The main obstacle against their implementation two decades ago was the burden of having to manually annotate your content just to make it machine readable – or worse maintain your own ontologies. Modern AI technologies have definitely changes those constraints – and this could be a good application of them.

The dinosaur in the room

Then there's still the #Mozilla problem on the table. If nobody should accept Google's bribes anymore, that includes Mozilla. And we all know that the $500M/year bribe that Google pays to Mozilla to be the default search engine in Firefox is basically the only serious recurring annual revenue that keeps Mozilla (barely) afloat.

Paradoxically, Google needs Mozilla because the existence of Firefox is the only thing that allows them to say “you see? there's an alternative browser with an alternative rendering engine out there! granted, it has <5% of the market, but it's there, so you can't say that Chrome/Blink has a complete market monopoly”.

And Mozilla needs Google because, well, without their voluntary bribe they would be bankrupt – making the web actually even less competitive.

To their defense, it's not like Mozilla hasn't tried its best to diversify its offer and break free from its awkward relationship with Google.
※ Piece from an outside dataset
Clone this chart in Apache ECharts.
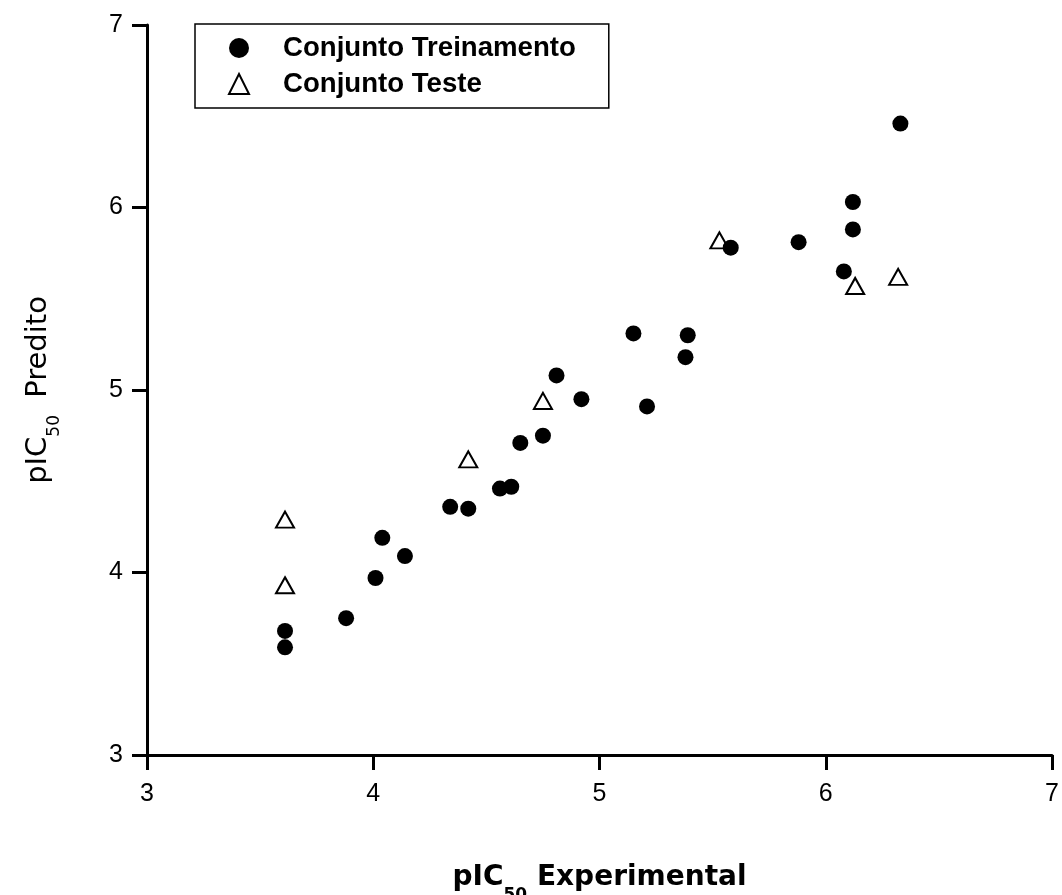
<!DOCTYPE html>
<html>
<head>
<meta charset="utf-8">
<script src="https://cdn.jsdelivr.net/npm/echarts@6/dist/echarts.min.js"></script>
<style>html,body{margin:0;padding:0;background:#fff}#c{width:1062px;height:895px}</style>
</head>
<body>
<div id="c"></div>
<script>
// Data
const trainX = [3.61, 3.61, 3.88, 4.01, 4.04, 4.14, 4.34, 4.42, 4.56, 4.61, 4.65, 4.75, 4.81, 4.92, 5.21, 5.15, 5.39, 5.38, 5.58, 5.88, 6.08, 6.12, 6.12, 6.33];
const trainY = [3.68, 3.59, 3.75, 3.97, 4.19, 4.09, 4.36, 4.35, 4.46, 4.47, 4.71, 4.75, 5.08, 4.95, 4.91, 5.31, 5.30, 5.18, 5.78, 5.81, 5.65, 5.88, 6.03, 6.46];
const testX = [3.61, 3.61, 4.42, 4.75, 5.53, 6.13, 6.32];
const testY = [4.29, 3.93, 4.62, 4.94, 5.82, 5.57, 5.62];
const xTicks = [3, 4, 5, 6, 7];
const yTicks = [3, 4, 5, 6, 7];
const seriesNames = ['Conjunto Treinamento', 'Conjunto Teste'];

const FONT = 'Liberation Sans, Arial, sans-serif';
const TFONT = 'DejaVu Sans, sans-serif';
const zip = (a, b) => a.map((v, i) => [v, b[i]]);

const chart = echarts.init(document.getElementById('c'), null, {renderer: 'canvas'});
const axisCommon = {
  type: 'value',
  interval: 1,
  splitLine: {show: false},
  axisLine: {show: true, onZero: false, lineStyle: {color: '#000', width: 3}},
  axisTick: {show: true, inside: false, length: 15, lineStyle: {color: '#000', width: 3}},
  axisLabel: {color: '#000', fontFamily: FONT, fontSize: 25}
};
chart.setOption({
  animation: false,
  backgroundColor: '#fff',
  grid: {left: 147, right: 10, top: 25, bottom: 140, containLabel: false, outerBoundsMode: 'none'},
  legend: {
    orient: 'vertical',
    left: 195, top: 24,
    data: seriesNames,
    itemWidth: 20, itemHeight: 20, itemGap: 6,
    padding: [9, 33, 9, 33],
    borderColor: '#000', borderWidth: 1.5,
    backgroundColor: '#fff',
    textStyle: {fontFamily: FONT, fontSize: 27.6, fontWeight: 'bold', color: '#000', lineHeight: 30, padding: [0, 0, 0, 29]}
  },
  xAxis: Object.assign({}, axisCommon, {
    min: xTicks[0], max: xTicks[xTicks.length - 1],
    axisLabel: Object.assign({}, axisCommon.axisLabel, {margin: 27}),
    name: '{a|pIC}{s|50}{a| Experimental}',
    nameLocation: 'middle',
    nameGap: 109,
    nameTextStyle: {
      fontFamily: TFONT, color: '#000',
      rich: {
        a: {fontFamily: TFONT, fontSize: 28, fontWeight: 'bold', color: '#000', verticalAlign: 'top'},
        s: {fontFamily: TFONT, fontSize: 17, fontWeight: 'bold', color: '#000', verticalAlign: 'top', padding: [23, 0, 0, 0]}
      }
    }
  }),
  yAxis: Object.assign({}, axisCommon, {
    min: yTicks[0], max: yTicks[yTicks.length - 1],
    axisLabel: Object.assign({}, axisCommon.axisLabel, {margin: 24}),
    name: '{a|pIC}{s|50}{a| Predito}',
    nameLocation: 'middle',
    nameRotate: 90,
    nameGap: 84,
    nameTextStyle: {
      fontFamily: TFONT, color: '#000',
      rich: {
        a: {fontFamily: TFONT, fontSize: 29, color: '#000', verticalAlign: 'top'},
        s: {fontFamily: TFONT, fontSize: 17, color: '#000', verticalAlign: 'top', padding: [22.5, 8, 0, 0]}
      }
    }
  }),
  series: [
    {
      name: seriesNames[1], type: 'scatter', symbol: 'triangle', symbolSize: [18, 16],
      itemStyle: {color: '#fff', borderColor: '#000', borderWidth: 2, opacity: 1},
      data: zip(testX, testY), z: 2
    },
    {
      name: seriesNames[0], type: 'scatter', symbol: 'circle', symbolSize: 16,
      itemStyle: {color: '#000', opacity: 1},
      data: zip(trainX, trainY), z: 3
    }
  ]
});
</script>
</body>
</html>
But whatever they've tried (from MDN, to their VPN, to Pocket, to Relay, to sponsored links on the home page, to the more recent moves in the field of data collection defaults and ads) has either proved to be too ambitious for their resources, or too underwhelming compared to established alternatives, or too controversial for their privacy-aware user base.

So maybe this could be the right chance to acknowledge that not only public resources needs public protocols, but that non-profit organizations that keep both competition and open protocols alive also need public funding – it's not fair to let a non-profit compete with a business giant at the giant's market rules.

Now that we all agree on who the bad guy has been all this time, this can be the right chance to do things right. Pass the “we know it's not right, but we all benefit from it” phase, get bold and think of new solutions. Because all the building blocks are already out there.